What the Anchorage formula really means is open to interpretation. According to the Russian Minister of Foreign Affairs, not only Donbas but also “Novorossiya” – a territory encompassing the southern mainland of Ukraine – belong to Russia and “Russia will fulfil its process of reuniting these traditionally Russian lands with its “native harbour”. Kremlin spokesperson Dmitri Peskov has suggested a somewhat more flexible approach: “Exactly what formula we are considering for the Anchorage formula, I cannot tell you”.

Moscow insists that Russia is under threat, primarily from Europe. European countries are also alleged to be undermining a peaceful resolution to the Russo-Ukrainian war. The United States, for now, is described as a reasonable actor that is willing to engage in talks with Russia. It is political leaders “in Brussels and London”, fumes Lavrov, that are “interfering in the movement of Russia and the USA towards peace in Ukraine”.
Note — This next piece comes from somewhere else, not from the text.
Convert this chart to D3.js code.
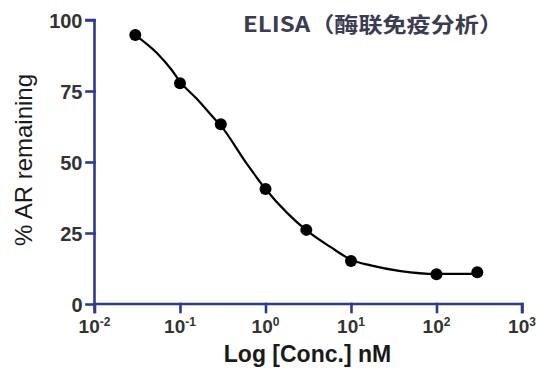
<!DOCTYPE html>
<html>
<head>
<meta charset="utf-8">
<script src="https://cdn.jsdelivr.net/npm/d3@7"></script>
<style>
  html, body { margin: 0; padding: 0; background: #fff; }
  svg { display: block; font-family: "Liberation Sans", Arial, sans-serif; }
</style>
</head>
<body>
<svg id="chart" width="543" height="369"></svg>
<script>
// measured points
const conc = [0.03, 0.1, 0.3, 1, 3, 10, 100, 300]
const remaining = [94.7, 77.7, 63.3, 40.5, 26.1, 15.1, 10.5, 11.2]

// fitted curve
const curveConc = [0.03, 0.054, 0.08, 0.1, 0.16, 0.24, 0.3, 0.6, 1, 1.8, 3, 5.8, 10, 17, 38, 100, 300]
const curveValue = [94.7, 88.3, 82.4, 78.3, 72.0, 66.0, 62.8, 49.5, 40.5, 32.0, 26.0, 20.0, 15.6, 13.6, 11.6, 10.6, 10.6]

const yTicks = [0, 25, 50, 75, 100]
const xTickExp = [-2, -1, 0, 1, 2, 3]

const title = 'ELISA（酶联免疫分析）'
const xLabel = 'Log [Conc.] nM'
const yLabel = '% AR remaining'

const axisColor = '#2f3a8c'
const tickTextColor = '#333'

const svg = d3.select('#chart')

const x = d3.scaleLog().domain([0.01, 1000]).range([94.5, 522])
const y = d3.scaleLinear().domain([0, 100]).range([304, 20])

// axes
const yAxis = svg.append('g')
  .attr('transform', `translate(${x.range()[0]},0)`)
  .call(d3.axisLeft(y).tickValues(yTicks).tickSize(8).tickPadding(4))
yAxis.select('.domain').attr('d', `M-8,${y(100)}H0V${y(0) + 8}`)

const xAxis = svg.append('g')
  .attr('transform', `translate(0,${y.range()[0]})`)
  .call(d3.axisBottom(x).tickValues(xTickExp.map(e => Math.pow(10, e))).tickSize(8).tickFormat(''))
xAxis.select('.domain').attr('d', `M${x.range()[0]},0H${x.range()[1]}V8`)

svg.selectAll('.domain, .tick line')
  .attr('stroke', axisColor)
  .attr('stroke-width', 2.6)
  .attr('stroke-linecap', 'square')

yAxis.selectAll('.tick text')
  .attr('font-size', 20)
  .attr('font-weight', 'bold')
  .attr('fill', tickTextColor)
  .attr('dy', '0.36em')

// x tick labels with superscript exponents
const xt = svg.append('g').selectAll('text')
  .data(xTickExp)
  .join('text')
  .attr('x', d => x(Math.pow(10, d)))
  .attr('y', 333)
  .attr('text-anchor', 'middle')
  .attr('font-size', 19)
  .attr('font-weight', 'bold')
  .attr('fill', tickTextColor)
xt.append('tspan').text('10')
xt.append('tspan')
  .attr('font-size', 12)
  .attr('dy', -7)
  .text(d => d)

// curve
const line = d3.line()
  .x((d, i) => x(curveConc[i]))
  .y(d => y(d))
  .curve(d3.curveMonotoneX)

svg.append('path')
  .datum(curveValue)
  .attr('d', line)
  .attr('fill', 'none')
  .attr('stroke', '#000')
  .attr('stroke-width', 2.2)

svg.append('g').selectAll('circle')
  .data(remaining)
  .join('circle')
  .attr('cx', (d, i) => x(conc[i]))
  .attr('cy', d => y(d))
  .attr('r', 6)
  .attr('fill', '#000')

// labels
svg.append('text')
  .attr('x', 307.5)
  .attr('y', 362)
  .attr('text-anchor', 'middle')
  .attr('font-size', 23)
  .attr('font-weight', 'bold')
  .attr('fill', '#1a1a1a')
  .text(xLabel)

svg.append('text')
  .attr('transform', 'translate(32,160) rotate(-90)')
  .attr('text-anchor', 'middle')
  .attr('font-size', 24)
  .attr('fill', '#1a1a1a')
  .text(yLabel)

svg.append('text')
  .attr('x', 243)
  .attr('y', 32)
  .attr('font-family', '"Noto Sans CJK SC", "Liberation Sans", sans-serif')
  .attr('font-size', 21)
  .attr('font-weight', 'bold')
  .attr('fill', '#3b3b52')
  .attr('textLength', 260)
  .attr('lengthAdjust', 'spacingAndGlyphs')
  .text(title)
</script>
</body>
</html>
Concluding remarks and policy implications

Moscow’s aim in 2026 is to take control of the entire Donbas region, and perhaps other territories that the Russian Armed Forces are currently unable to occupy. The Kremlin is seeking to achieve these territorial gains through diplomatic means while preparing for a long-term military conflict.

The Anchorage formula is a Russian diplomatic construct used to frame ongoing negotiations around territorial claims in Ukraine, particularly with regard to control of the Donbas region. It has no direct link to the wider political and military goals set by Moscow. Whether the rhetoric will stick and influence US-Russian talks remains to be seen.

Europe needs to prepare for an enduring Russian security threat. Official Russian statements suggest no moderation regarding Ukraine, although a certain flexibility (or uncertainty) can be detected regarding the precise parameters of a potential end to the war.